Prologis Industrial (NYSE:PLD), my favorite industrial REIT for Q1 2015, remains on fire in the second quarter of 2015, and management has said that this year is shaping up to be one of the strongest in its history. With a 5.2 percent cash same-property NOI, the company has capitalized in the rent recovery cycle. Rental rates on signed leases increased 14.4 percent, led by the US (which increased 22 percent) — a record-breaking number for that company!
We also saw the company expand during the second quarter, acquiring KTR Capital Partners for $5.9 billion ($3.2 billion Prologis’s share) and making other, comparatively smaller, deals. The stabilized capitalization rate on total acquisitions was 5.5 percent. A great deal of new development also occurred, with an estimated 7.3 percent yield-upon-stabilization.
Absorption remains strong. Besides higher rental rates, occupancy advanced 80 basis points in Q2 2015 over Q1 2014, although there was a slight quarter-over-quarter drop. Management foresees no slowdown this year and expects supply and demand to reach equilibrium in 2017.
Debt level increased due to the KTR transaction, but Prologis managed to capitalize on its size and access to foreign markets and be granted favorable conditions. Debt-to-capitalization increased from 30 percent to almost 40 percent from Q1 to Q2 2015 because of that and the share-price decrease.

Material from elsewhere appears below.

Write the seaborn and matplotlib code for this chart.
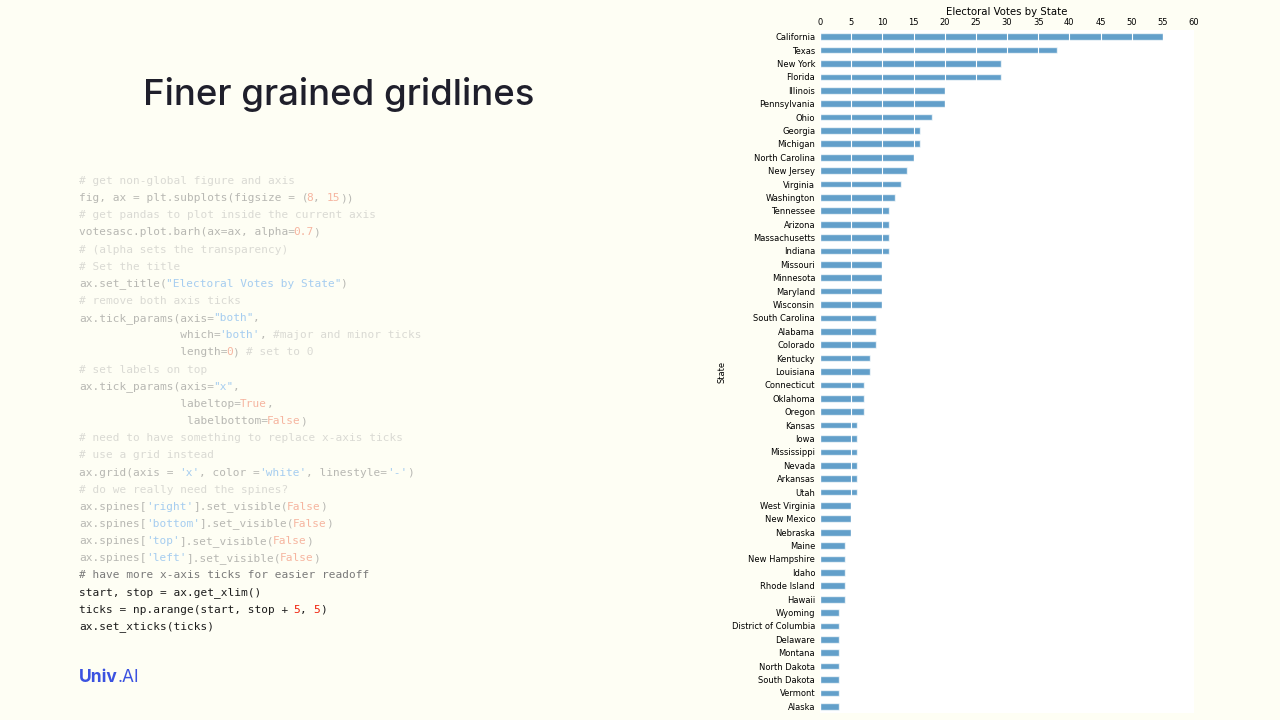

Stronger FFO, which grew 9 percent this quarter over the past year, and the share price have put price-to-FFO at 19.4× — below the 21× historic norm — putting its target price between $43 and $44. Since the peak for the past 52 weeks was $47.56, it is not unreasonable to expect to get up there. Share price increased 1.7 percent to $40.31 following the market announcement.